_DATA LINES_:

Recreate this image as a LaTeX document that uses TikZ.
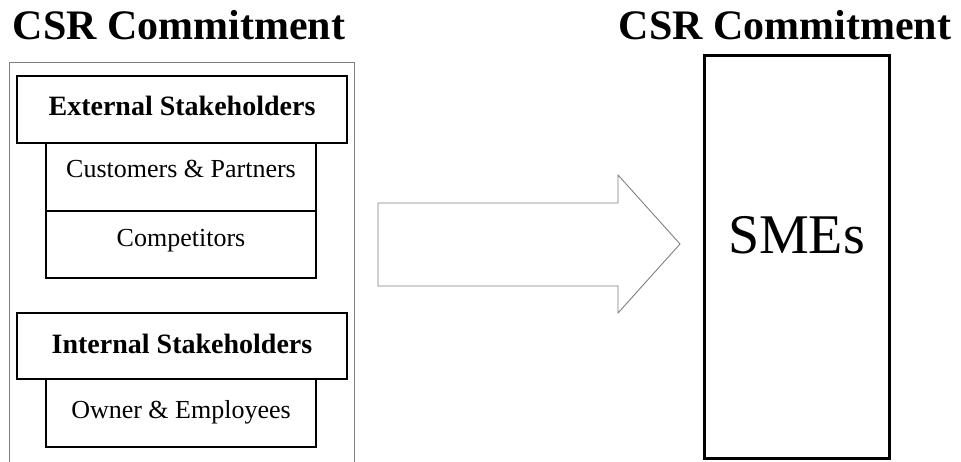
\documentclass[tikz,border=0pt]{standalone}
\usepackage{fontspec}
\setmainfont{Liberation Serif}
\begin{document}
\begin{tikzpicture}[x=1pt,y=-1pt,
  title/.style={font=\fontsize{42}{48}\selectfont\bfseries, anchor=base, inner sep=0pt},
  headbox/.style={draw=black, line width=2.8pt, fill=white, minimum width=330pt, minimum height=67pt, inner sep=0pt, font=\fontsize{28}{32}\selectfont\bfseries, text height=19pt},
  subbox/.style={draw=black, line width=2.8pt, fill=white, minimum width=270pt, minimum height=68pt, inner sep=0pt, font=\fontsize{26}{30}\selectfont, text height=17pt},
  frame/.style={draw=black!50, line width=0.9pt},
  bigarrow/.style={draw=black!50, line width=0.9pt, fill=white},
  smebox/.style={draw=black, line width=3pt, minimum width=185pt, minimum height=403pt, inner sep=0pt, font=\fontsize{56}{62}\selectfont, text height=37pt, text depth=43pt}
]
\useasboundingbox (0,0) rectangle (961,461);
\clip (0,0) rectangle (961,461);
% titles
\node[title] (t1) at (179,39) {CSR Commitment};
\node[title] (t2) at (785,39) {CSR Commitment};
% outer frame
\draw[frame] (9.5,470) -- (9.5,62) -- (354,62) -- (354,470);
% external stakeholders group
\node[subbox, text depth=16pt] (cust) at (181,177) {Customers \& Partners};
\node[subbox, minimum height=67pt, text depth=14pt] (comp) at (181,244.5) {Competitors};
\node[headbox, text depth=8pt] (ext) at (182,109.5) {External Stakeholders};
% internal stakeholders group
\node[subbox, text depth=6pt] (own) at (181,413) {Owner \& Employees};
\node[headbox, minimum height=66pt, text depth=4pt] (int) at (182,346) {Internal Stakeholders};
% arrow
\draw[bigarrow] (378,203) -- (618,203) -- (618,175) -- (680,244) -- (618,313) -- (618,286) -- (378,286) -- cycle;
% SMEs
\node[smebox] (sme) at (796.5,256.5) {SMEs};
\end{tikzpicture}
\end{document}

_WHAT THIS TASK INVOLVES_: Reproduce the whole listing word for word, setting aside any pictures.

_SOLUTION FOR THIS EXERCISE_:
Recreate this image as a LaTeX document that uses TikZ.
\documentclass[tikz,border=0pt]{standalone}
\usepackage{fontspec}
\setmainfont{Liberation Serif}
\begin{document}
\begin{tikzpicture}[x=1pt,y=-1pt,
  title/.style={font=\fontsize{42}{48}\selectfont\bfseries, anchor=base, inner sep=0pt},
  headbox/.style={draw=black, line width=2.8pt, fill=white, minimum width=330pt, minimum height=67pt, inner sep=0pt, font=\fontsize{28}{32}\selectfont\bfseries, text height=19pt},
  subbox/.style={draw=black, line width=2.8pt, fill=white, minimum width=270pt, minimum height=68pt, inner sep=0pt, font=\fontsize{26}{30}\selectfont, text height=17pt},
  frame/.style={draw=black!50, line width=0.9pt},
  bigarrow/.style={draw=black!50, line width=0.9pt, fill=white},
  smebox/.style={draw=black, line width=3pt, minimum width=185pt, minimum height=403pt, inner sep=0pt, font=\fontsize{56}{62}\selectfont, text height=37pt, text depth=43pt}
]
\useasboundingbox (0,0) rectangle (961,461);
\clip (0,0) rectangle (961,461);
% titles
\node[title] (t1) at (179,39) {CSR Commitment};
\node[title] (t2) at (785,39) {CSR Commitment};
% outer frame
\draw[frame] (9.5,470) -- (9.5,62) -- (354,62) -- (354,470);
% external stakeholders group
\node[subbox, text depth=16pt] (cust) at (181,177) {Customers \& Partners};
\node[subbox, minimum height=67pt, text depth=14pt] (comp) at (181,244.5) {Competitors};
\node[headbox, text depth=8pt] (ext) at (182,109.5) {External Stakeholders};
% internal stakeholders group
\node[subbox, text depth=6pt] (own) at (181,413) {Owner \& Employees};
\node[headbox, minimum height=66pt, text depth=4pt] (int) at (182,346) {Internal Stakeholders};
% arrow
\draw[bigarrow] (378,203) -- (618,203) -- (618,175) -- (680,244) -- (618,313) -- (618,286) -- (378,286) -- cycle;
% SMEs
\node[smebox] (sme) at (796.5,256.5) {SMEs};
\end{tikzpicture}
\end{document}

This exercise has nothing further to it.